On the rear of the phone is a the e-ink display, which can be used to display any content that you'd normally see on the front of the phone. It actually has a lot of uses, from missed call notifications to live social network updates.
To 'send' content from the front screen to the back, you swipe two fingers vertically down each edge of the front display, but why have the second screen at all?
"It saves a lot of battery and gives effortless notifications. We all know the feeling of being in a meeting and needing to check an SMS and doing it under the table. Or to check Twitter; the phone is just lying on the table," Geckler explained.
While it sounds like that might defeat part of the battery-saving justification that underpins the e-ink display being there at all, you can also control how long you want the radios switched on for; so if you only want live data for mapping or social network updates for 10 minutes, you can set it for just that.
Yota Devices hasn't skimped on the specs in order to fit in the rear display, the phone uses a 1.5GHz dual-core Snapdragon Krait processor, currently running the Jelly Bean (4.2) version of Android and, of course, dual 4.3-inch displays. It also uses a combined SIM/power button, not found on any other phone (pictured).

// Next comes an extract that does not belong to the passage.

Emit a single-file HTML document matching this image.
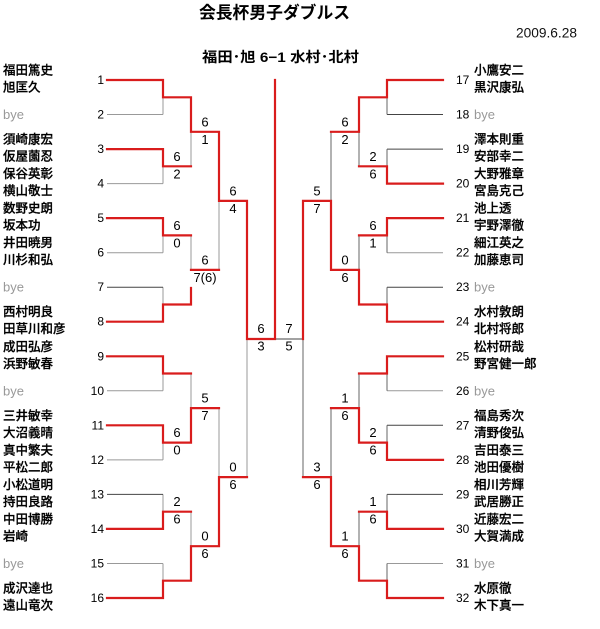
<!DOCTYPE html>
<html>
<head>
<meta charset="utf-8">
<style>
html,body{margin:0;padding:0;background:#fff;}
body{width:600px;height:629px;overflow:hidden;}
svg{display:block;}
.t{font-family:"Liberation Sans","Noto Sans CJK JP",sans-serif;font-weight:bold;font-size:17px;}
.st{font-family:"Liberation Sans","Noto Sans CJK JP",sans-serif;font-weight:bold;font-size:14px;}
.d{font-family:"Liberation Sans",sans-serif;font-size:13.5px;fill:#111;}
.n{font-family:"Liberation Sans","Noto Sans CJK JP",sans-serif;font-size:12.5px;font-weight:500;fill:#000;stroke:#000;stroke-width:0.25;}
.b{font-family:"Liberation Sans",sans-serif;font-size:13px;fill:#999;}
.no{font-family:"Liberation Sans",sans-serif;font-size:12px;fill:#000;}
.s{font-family:"Liberation Sans",sans-serif;font-size:13px;fill:#000;}
.r{fill:none;stroke:#d91c1c;stroke-width:2.2;stroke-linecap:square;stroke-linejoin:miter;}
.g{stroke:#999;stroke-width:1;fill:none;}
.k{stroke:#444;stroke-width:1;fill:none;}
.gr{stroke:#666;stroke-width:1;fill:none;}
</style>
</head>
<body>
<svg width="600" height="629" viewBox="0 0 600 629" xmlns="http://www.w3.org/2000/svg">
<text class="t" x="199" y="13" dominant-baseline="central" textLength="151" lengthAdjust="spacingAndGlyphs">会長杯男子ダブルス</text>
<text class="d" x="516" y="33" dominant-baseline="central" textLength="61" lengthAdjust="spacingAndGlyphs">2009.6.28</text>
<text class="st" x="202" y="57" dominant-baseline="central" textLength="157" lengthAdjust="spacingAndGlyphs">福田･旭 6−1 水村･北村</text>

<g class="g">
<line x1="107" y1="114.5" x2="163" y2="114.5"/>
<line x1="107" y1="183.6" x2="163" y2="183.6"/>
<line x1="107" y1="252.7" x2="163" y2="252.7"/>
<line x1="107" y1="390.8" x2="163" y2="390.8"/>
<line x1="107" y1="459.9" x2="163" y2="459.9"/>
<line x1="107" y1="563.5" x2="163" y2="563.5"/>
<line x1="163" y1="97.3" x2="163" y2="114.5"/>
<line x1="163" y1="166.3" x2="163" y2="183.6"/>
<line x1="163" y1="235.4" x2="163" y2="252.7"/>
<line x1="163" y1="287.2" x2="163" y2="304.5"/>
<line x1="163" y1="373.5" x2="163" y2="390.8"/>
<line x1="163" y1="442.6" x2="163" y2="459.9"/>
<line x1="163" y1="494.4" x2="163" y2="511.7"/>
<line x1="163" y1="563.5" x2="163" y2="580.7"/>
<line x1="191" y1="131.8" x2="191" y2="166.3"/>
<line x1="191" y1="235.4" x2="191" y2="269.9"/>
<line x1="191" y1="373.5" x2="191" y2="408.1"/>
<line x1="191" y1="511.7" x2="191" y2="546.2"/>
<line x1="219" y1="200.9" x2="219" y2="269.9"/>
<line x1="219" y1="408.1" x2="219" y2="477.1"/>
<line x1="247" y1="339" x2="247" y2="477.1"/>
</g>
<g class="k">
<line x1="107" y1="287.2" x2="163" y2="287.2"/>
<line x1="107" y1="494.4" x2="163" y2="494.4"/>
</g>

<g class="k">
<line x1="387" y1="114.5" x2="443" y2="114.5"/>
<line x1="387" y1="149.1" x2="443" y2="149.1"/>
<line x1="387" y1="287.2" x2="443" y2="287.2"/>
<line x1="387" y1="425.3" x2="443" y2="425.3"/>
<line x1="387" y1="494.4" x2="443" y2="494.4"/>
<line x1="275" y1="339" x2="303" y2="339"/>
</g>
<g class="g">
<line x1="387" y1="252.7" x2="443" y2="252.7"/>
<line x1="387" y1="390.8" x2="443" y2="390.8"/>
<line x1="387" y1="563.5" x2="443" y2="563.5"/>
</g>
<g class="gr">
<line x1="387" y1="97.3" x2="387" y2="114.5"/>
<line x1="387" y1="149.1" x2="387" y2="166.3"/>
<line x1="387" y1="235.4" x2="387" y2="252.7"/>
<line x1="387" y1="287.2" x2="387" y2="304.5"/>
<line x1="387" y1="373.5" x2="387" y2="390.8"/>
<line x1="387" y1="425.3" x2="387" y2="442.6"/>
<line x1="387" y1="494.4" x2="387" y2="511.7"/>
<line x1="387" y1="563.5" x2="387" y2="580.7"/>
<line x1="359" y1="131.8" x2="359" y2="166.3"/>
<line x1="359" y1="235.4" x2="359" y2="269.9"/>
<line x1="359" y1="373.5" x2="359" y2="408.1"/>
<line x1="359" y1="511.7" x2="359" y2="546.2"/>
<line x1="331" y1="131.8" x2="331" y2="200.9"/>
<line x1="331" y1="408.1" x2="331" y2="477.1"/>
<line x1="303" y1="339" x2="303" y2="477.1"/>
</g>

<path class="r" d="M107 80 H163 V97.3 H191 V131.8 H219 V200.9 H247 V339 H275 V80"/>
<path class="r" d="M107 149.1 H163 V166.3 H191"/>
<path class="r" d="M107 218.1 H163 V235.4 H191"/>
<path class="r" d="M107 321.7 H163 V304.5 H191 V288"/>
<path class="r" d="M191 269.9 H219"/>
<path class="r" d="M107 356.3 H163 V373.5 H191"/>
<path class="r" d="M107 425.3 H163 V442.6 H191 V408.1 H219"/>
<path class="r" d="M107 528.9 H163 V511.7 H191"/>
<path class="r" d="M107 598 H163 V580.7 H191 V546.2 H219 V477.1 H247"/>

<path class="r" d="M443 80 H387 V97.3 H359 V131.8 H331"/>
<path class="r" d="M443 183.6 H387 V166.3 H359"/>
<path class="r" d="M443 218.1 H387 V235.4 H359"/>
<path class="r" d="M443 321.7 H387 V304.5 H359 V269.9 H331 V200.9 H303 V339"/>
<path class="r" d="M443 356.3 H387 V373.5 H359"/>
<path class="r" d="M443 459.9 H387 V442.6 H359 V408.1 H331"/>
<path class="r" d="M443 528.9 H387 V511.7 H359"/>
<path class="r" d="M443 598 H387 V580.7 H359 V546.2 H331 V477.1 H303"/>

<g class="no" text-anchor="end" dominant-baseline="central">
<text x="104" y="80">1</text>
<text x="104" y="114.5">2</text>
<text x="104" y="149.1">3</text>
<text x="104" y="183.6">4</text>
<text x="104" y="218.1">5</text>
<text x="104" y="252.7">6</text>
<text x="104" y="287.2">7</text>
<text x="104" y="321.7">8</text>
<text x="104" y="356.3">9</text>
<text x="104" y="390.8">10</text>
<text x="104" y="425.3">11</text>
<text x="104" y="459.9">12</text>
<text x="104" y="494.4">13</text>
<text x="104" y="528.9">14</text>
<text x="104" y="563.5">15</text>
<text x="104" y="598">16</text>
</g>
<g class="no" dominant-baseline="central">
<text x="456" y="80">17</text>
<text x="456" y="114.5">18</text>
<text x="456" y="149.1">19</text>
<text x="456" y="183.6">20</text>
<text x="456" y="218.1">21</text>
<text x="456" y="252.7">22</text>
<text x="456" y="287.2">23</text>
<text x="456" y="321.7">24</text>
<text x="456" y="356.3">25</text>
<text x="456" y="390.8">26</text>
<text x="456" y="425.3">27</text>
<text x="456" y="459.9">28</text>
<text x="456" y="494.4">29</text>
<text x="456" y="528.9">30</text>
<text x="456" y="563.5">31</text>
<text x="456" y="598">32</text>
</g>

<g class="n" dominant-baseline="central">
<text x="3" y="70.5">福田篤史</text>
<text x="3" y="87.5">旭匡久</text>
<text x="3" y="139.6">須崎康宏</text>
<text x="3" y="156.6">仮屋薗忍</text>
<text x="3" y="174.1">保谷英彰</text>
<text x="3" y="191.1">横山敬士</text>
<text x="3" y="208.6">数野史朗</text>
<text x="3" y="225.6">坂本功</text>
<text x="3" y="243.2">井田暁男</text>
<text x="3" y="260.2">川杉和弘</text>
<text x="3" y="312.2">西村明良</text>
<text x="3" y="329.2">田草川和彦</text>
<text x="3" y="346.8">成田弘彦</text>
<text x="3" y="363.8">浜野敏春</text>
<text x="3" y="415.8">三井敏幸</text>
<text x="3" y="432.8">大沼義晴</text>
<text x="3" y="450.4">真中繁夫</text>
<text x="3" y="467.4">平松二郎</text>
<text x="3" y="484.9">小松道明</text>
<text x="3" y="501.9">持田良路</text>
<text x="3" y="519.4">中田博勝</text>
<text x="3" y="536.4">岩崎</text>
<text x="3" y="588.5">成沢達也</text>
<text x="3" y="605.5">遠山竜次</text>
</g>
<g class="b" dominant-baseline="central">
<text x="3" y="114.5">bye</text>
<text x="3" y="287.2">bye</text>
<text x="3" y="390.8">bye</text>
<text x="3" y="563.5">bye</text>
<text x="474" y="114.5">bye</text>
<text x="474" y="287.2">bye</text>
<text x="474" y="390.8">bye</text>
<text x="474" y="563.5">bye</text>
</g>
<g class="n" dominant-baseline="central">
<text x="474" y="70.5">小鷹安二</text>
<text x="474" y="87.5">黒沢康弘</text>
<text x="474" y="139.6">澤本則重</text>
<text x="474" y="156.6">安部幸二</text>
<text x="474" y="174.1">大野雅章</text>
<text x="474" y="191.1">宮島克己</text>
<text x="474" y="208.6">池上透</text>
<text x="474" y="225.6">宇野澤徹</text>
<text x="474" y="243.2">細江英之</text>
<text x="474" y="260.2">加藤恵司</text>
<text x="474" y="312.2">水村敦朗</text>
<text x="474" y="329.2">北村将郎</text>
<text x="474" y="346.8">松村研哉</text>
<text x="474" y="363.8">野宮健一郎</text>
<text x="474" y="415.8">福島秀次</text>
<text x="474" y="432.8">清野俊弘</text>
<text x="474" y="450.4">吉田泰三</text>
<text x="474" y="467.4">池田優樹</text>
<text x="474" y="484.9">相川芳輝</text>
<text x="474" y="501.9">武居勝正</text>
<text x="474" y="519.4">近藤宏二</text>
<text x="474" y="536.4">大賀満成</text>
<text x="474" y="588.5">水原徹</text>
<text x="474" y="605.5">木下真一</text>
</g>

<g class="s" text-anchor="middle" dominant-baseline="central">
<text x="177" y="156.3">6</text><text x="177" y="173.8">2</text>
<text x="177" y="225.4">6</text><text x="177" y="242.9">0</text>
<text x="177" y="432.6">6</text><text x="177" y="450.1">0</text>
<text x="177" y="501.7">2</text><text x="177" y="519.2">6</text>
<text x="205" y="121.8">6</text><text x="205" y="139.3">1</text>
<text x="205" y="259.9">6</text><text x="205" y="277.4">7(6)</text>
<text x="205" y="398.1">5</text><text x="205" y="415.6">7</text>
<text x="205" y="536.2">0</text><text x="205" y="553.7">6</text>
<text x="233" y="190.9">6</text><text x="233" y="208.4">4</text>
<text x="233" y="467.1">0</text><text x="233" y="484.6">6</text>
<text x="261" y="328.5">6</text><text x="261" y="346">3</text>
<text x="289" y="328.5">7</text><text x="289" y="346">5</text>
<text x="317" y="190.9">5</text><text x="317" y="208.4">7</text>
<text x="317" y="467.1">3</text><text x="317" y="484.6">6</text>
<text x="345" y="121.8">6</text><text x="345" y="139.3">2</text>
<text x="345" y="259.9">0</text><text x="345" y="277.4">6</text>
<text x="345" y="398.1">1</text><text x="345" y="415.6">6</text>
<text x="345" y="536.2">1</text><text x="345" y="553.7">6</text>
<text x="373" y="156.3">2</text><text x="373" y="173.8">6</text>
<text x="373" y="225.4">6</text><text x="373" y="242.9">1</text>
<text x="373" y="432.6">2</text><text x="373" y="450.1">6</text>
<text x="373" y="501.7">1</text><text x="373" y="519.2">6</text>
</g>
</svg>
</body>
</html>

It'll also play happily with 4G networks — which is no surprise given the company's heritage — arrive with 2GB of RAM and can be specified with either 32GB or 64GB of storage. There's also a 12-megpixel camera on the rear, and an HD quality front-facing snapper, too.
So it has some of the specs to get it in the game, and it's certainly different from every other handset out there, but will it go the way of so many other interesting conceptual prototypes and vanish into the ether? Not so, says Geckler.
"It'll be ready in Q4 for shipment. We're in negotiations with all the big operators in Europe, North America and Russia. We're in quite a comfortable situation because it's about whether we want to accept exclusivity in certain markets or not. Pricing will be up to the operator, but it'll be premium Android."